この社会科学に属する科目は、法律学または経済学に属する科目を含めた幅広い分野となっています(下図参照)。
資格による受験資格
資格による受験資格は「日商簿記検定1級合格者」か「全経簿記検定上級合格者」です。全経簿記検定上級合格者については、昭和58年度以降の合格者に限られます。
職歴による受験資格
- 法人または事業を行う個人の会計に関する事務に2年以上従事した者
- 銀行・信託会社・保険会社等において、資金の貸付・運用に関する事務に2年以上従事した者
- 税理士・弁護士・公認会計士等の業務の補助事務に2年以上従事した者
税理士になるための実務経験とは
税理士になるためにはもう1つ、必要なことがあります。
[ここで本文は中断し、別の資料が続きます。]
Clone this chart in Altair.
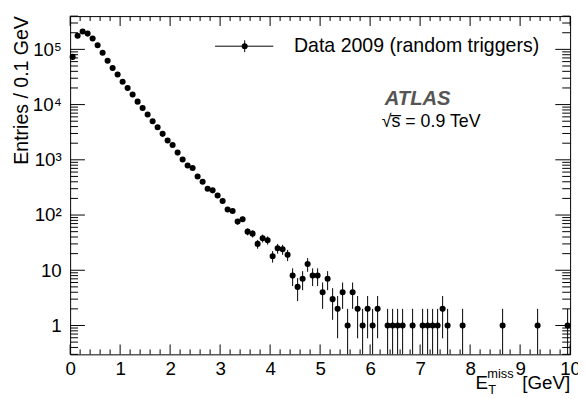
import altair as alt
import pandas as pd
import numpy as np

# ---- data ----
met_gev = [0.05, 0.15, 0.25, 0.35, 0.45, 0.55, 0.65, 0.75, 0.85, 0.95,
           1.05, 1.15, 1.25, 1.35, 1.45, 1.55, 1.65, 1.75, 1.85, 1.95,
           2.05, 2.15, 2.25, 2.35, 2.45, 2.55, 2.65, 2.75, 2.85, 2.95,
           3.05, 3.15, 3.25, 3.35, 3.45, 3.55, 3.65, 3.75, 3.85, 3.95,
           4.05, 4.15, 4.25, 4.35, 4.45, 4.55, 4.65, 4.75, 4.85, 4.95,
           5.05, 5.15, 5.25, 5.35, 5.45, 5.55, 5.65, 5.75, 5.85, 5.95,
           6.05, 6.15, 6.35, 6.45, 6.55, 6.65, 6.85, 7.05, 7.15, 7.25,
           7.35, 7.45, 7.55, 7.85, 8.65, 9.35, 9.95]
entries = [73000, 176000, 210000, 193000, 157000, 119000, 87000, 62000, 46000, 35000,
           26000, 20000, 15200, 11300, 8700, 6600, 5000, 3900, 2950, 2240,
           1850, 1350, 1010, 790, 710, 500, 400, 300, 280, 226,
           180, 126, 118, 76, 84, 50, 46, 30, 38, 35,
           18, 25, 24, 19, 8, 5, 7, 13, 8, 8,
           4, 7, 3, 2, 4, 1, 4, 2, 1, 2,
           1, 2, 1, 1, 1, 1, 1, 1, 1, 1,
           1, 2, 1, 1, 1, 1, 1]

x_ticks = [0, 1, 2, 3, 4, 5, 6, 7, 8, 9, 10]
y_ticks = [1, 10, 100, 1000, 10000, 100000]
y_tick_labels = ["1", "10", "10²", "10³", "10⁴", "10⁵"]

legend_label = "Data 2009 (random triggers)"
experiment = "ATLAS"
energy_label = "√s̅ = 0.9 TeV"
y_title = "Entries / 0.1 GeV"

# ---- geometry / style ----
W, H = 507, 343
Y_MIN, Y_MAX = 0.3, 4.0e5
FONT = "Liberation Sans"
FS = 19
DOT = 38

df = pd.DataFrame({"x": met_gev, "y": entries})
err = np.sqrt(df["y"])
df["lo"] = np.maximum(df["y"] - err, Y_MIN)
df["hi"] = df["y"] + err

xs = alt.Scale(domain=[0, 10], nice=False, zero=False)
ys = alt.Scale(type="log", domain=[Y_MIN, Y_MAX], nice=False)

label_expr = " : ".join(
    f"datum.value == {v} ? '{l}'" for v, l in zip(y_ticks, y_tick_labels)
) + " : ''"

base = alt.Chart(df)

errbars = base.mark_rule(color="black", strokeWidth=1).encode(
    x=alt.X("x:Q", scale=xs,
            axis=alt.Axis(values=x_ticks, ticks=False, domain=False, grid=False,
                          labelFontSize=FS, labelFont=FONT, labelColor="black",
                          labelPadding=5, title=None, labelFlush=False)),
    y=alt.Y("lo:Q", scale=ys,
            axis=alt.Axis(values=y_ticks, ticks=False, domain=False, grid=False,
                          labelExpr=label_expr, labelFontSize=FS, labelFont=FONT,
                          labelColor="black", labelPadding=9, title=None,
                          labelFlush=False)),
    y2="hi:Q",
)

points = base.mark_circle(color="black", opacity=1, size=DOT).encode(
    x=alt.X("x:Q", scale=xs),
    y=alt.Y("y:Q", scale=ys),
)

# inside ticks (ROOT style), computed from tick values
x_major = pd.DataFrame({"v": x_ticks})
x_minor = pd.DataFrame({"v": [i / 5 for i in range(51) if i % 5 != 0]})
y_major = pd.DataFrame({"v": y_ticks})
y_minor_vals = []
for d in [0.1, 1, 10, 100, 1000, 10000, 100000]:
    for m in range(2, 10):
        v = m * d
        if Y_MIN <= v <= Y_MAX:
            y_minor_vals.append(v)
y_minor = pd.DataFrame({"v": y_minor_vals})

def xtick(data, length):
    b = alt.Chart(data).mark_rule(color="black", strokeWidth=1)
    bot = b.encode(x=alt.X("v:Q", scale=xs), y=alt.value(H), y2=alt.value(H - length))
    top = b.encode(x=alt.X("v:Q", scale=xs), y=alt.value(0), y2=alt.value(length))
    return [bot, top]

def ytick(data, length):
    b = alt.Chart(data).mark_rule(color="black", strokeWidth=1)
    left = b.encode(y=alt.Y("v:Q", scale=ys), x=alt.value(0), x2=alt.value(length))
    right = b.encode(y=alt.Y("v:Q", scale=ys), x=alt.value(W), x2=alt.value(W - length))
    return [left, right]

ticks = xtick(x_major, 10) + xtick(x_minor, 5) + ytick(y_major, 15) + ytick(y_minor, 8)

one = pd.DataFrame({"a": [0]})

def txt(text, x, y, size=FS, align="left", baseline="alphabetic", **kw):
    return alt.Chart(one).mark_text(text=text, font=FONT, fontSize=size, align=align,
                                    baseline=baseline, color=kw.pop("color", "black"),
                                    **kw).encode(x=alt.value(x), y=alt.value(y))

# legend
leg_line = alt.Chart(one).mark_rule(color="black", strokeWidth=1).encode(
    x=alt.value(147), x2=alt.value(206), y=alt.value(30.5))
leg_bar = alt.Chart(one).mark_rule(color="black", strokeWidth=1).encode(
    x=alt.value(177), y=alt.value(24.5), y2=alt.value(36.5))
leg_pt = alt.Chart(one).mark_circle(color="black", opacity=1, size=DOT).encode(
    x=alt.value(177), y=alt.value(30.5))
leg_txt = txt(legend_label, 227, 30.5, size=19.8, baseline="middle")

atlas = txt(experiment, 319, 84, size=20.5, baseline="middle", fontStyle="italic",
            fontWeight="bold", color="#555555")
energy = txt(energy_label, 316, 107, size=18, baseline="middle")

ytitle = txt(y_title, -49, 0, size=19.8, align="right", baseline="middle", angle=270)

xt_E = txt("E", 411, 378.5)
xt_T = txt("T", 424, 383.5, size=13)
xt_miss = txt("miss", 423, 366.5, size=13)
xt_gev = txt("[GeV]", 507, 378.5, align="right")

chart = alt.layer(
    errbars, points, *ticks, leg_line, leg_bar, leg_pt, leg_txt, atlas, energy,
    ytitle, xt_E, xt_T, xt_miss, xt_gev
).properties(
    width=W, height=H,
    padding={"left": 63, "top": 5.5, "right": 8, "bottom": 40},
    autosize=alt.AutoSizeParams(type="none"),
    background="white",
).configure_view(stroke="black", strokeWidth=1)

chart.save("out.html", embed_options={"renderer": "svg", "actions": False})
「実務経験2年以上」です。これは、税理士試験に合格した人か、税理士試験の科目を大学院で一定以上の成績を修めて免除となった人のみとなります。実務経験2年以上については、次のような細かい決まりがあります。
- 租税または会計に関する事務に従事した期間が通算して2年以上あること
- 実務経験を積むタイミングは、税理士試験の合格や科目免除の前後を問わない(いつ実務経験を積んでもよい)
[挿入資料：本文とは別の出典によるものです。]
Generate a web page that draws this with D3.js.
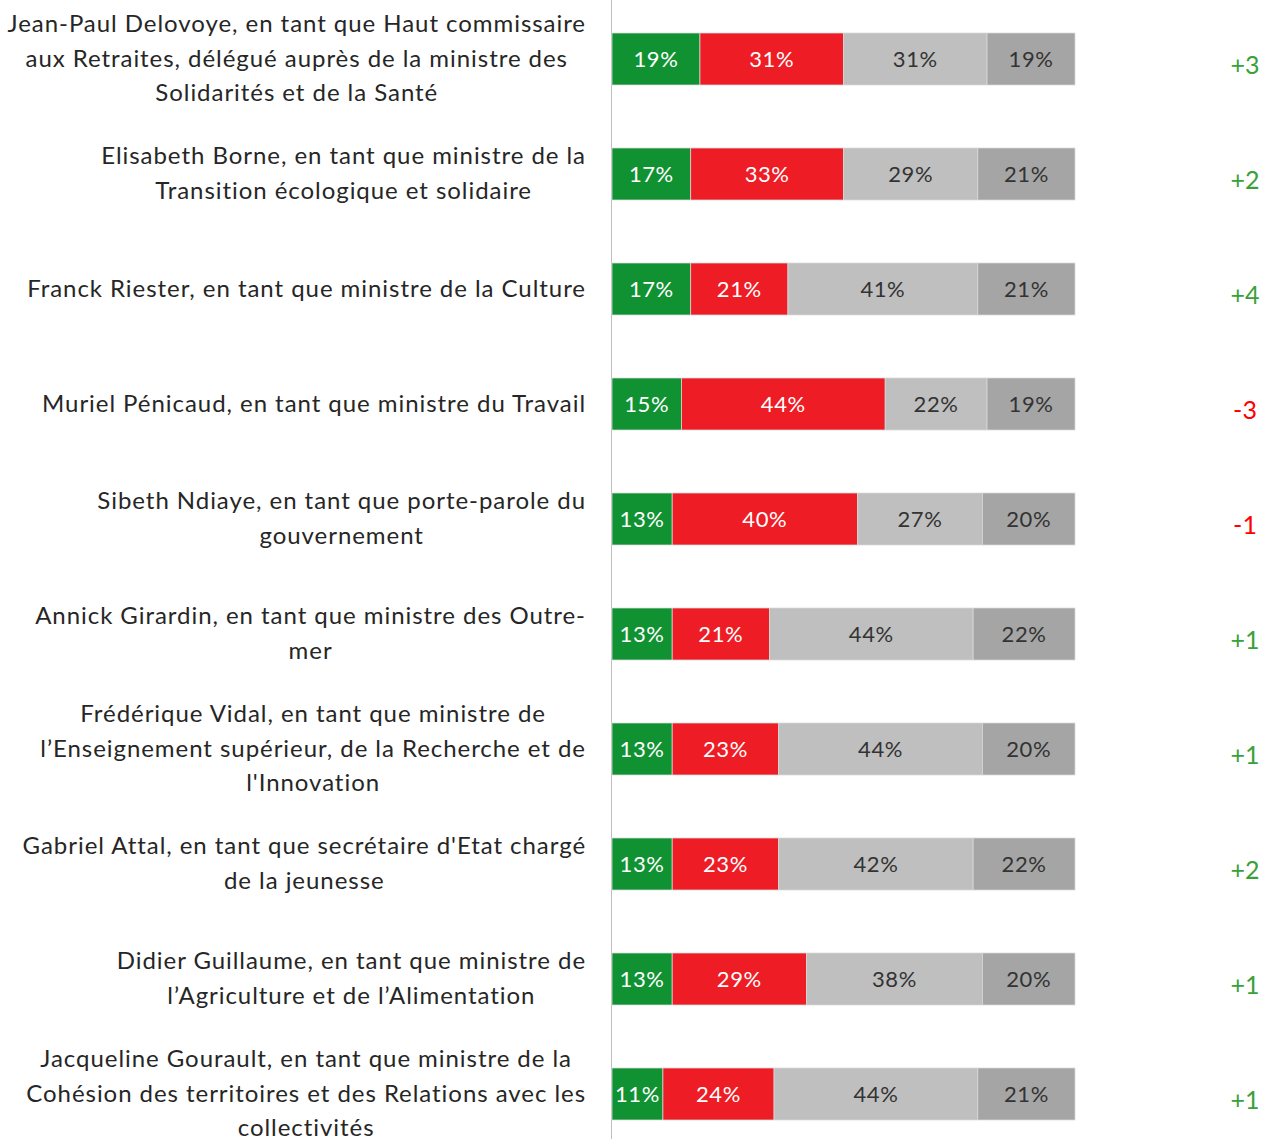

- 会計に関する事務は、簿記会計の知識を必要とする記帳業務や決算仕訳業務をいい、特別な判断を要しない機械的な事務は除く
- 「2年以上」という期間は原則として通常の勤務時間内における期間を暦に従って計算する
- 会社の総務のように租税・会計以外の業務が含まれる業務や、アルバイトなどの非正規雇用などの場合には積み上げ計算で実務経験を判定する
- 上記の積上げ計算は「1日の従事時間は7時間以内」「1月の従事時間は154時間以内」「2年相当の従事時間は3696時間(154時間×24月)以内」を基準に行う
まとめ
今回は税理士になるにはどうしたらよいか、についてお伝えしました。令和4年度税制改正により、以前よりも受験のハードルは下がりました。しかし、税理士になるまでのプロセスそれ自体が簡単になったわけではありません。実務経験にせよ試験勉強にせよ、また大学院免除を目指すにせよ、それなりに時間と労力がかかります。もし税理士になりたいと考えているのなら、早めにスタートを切った方がいいかもしれません。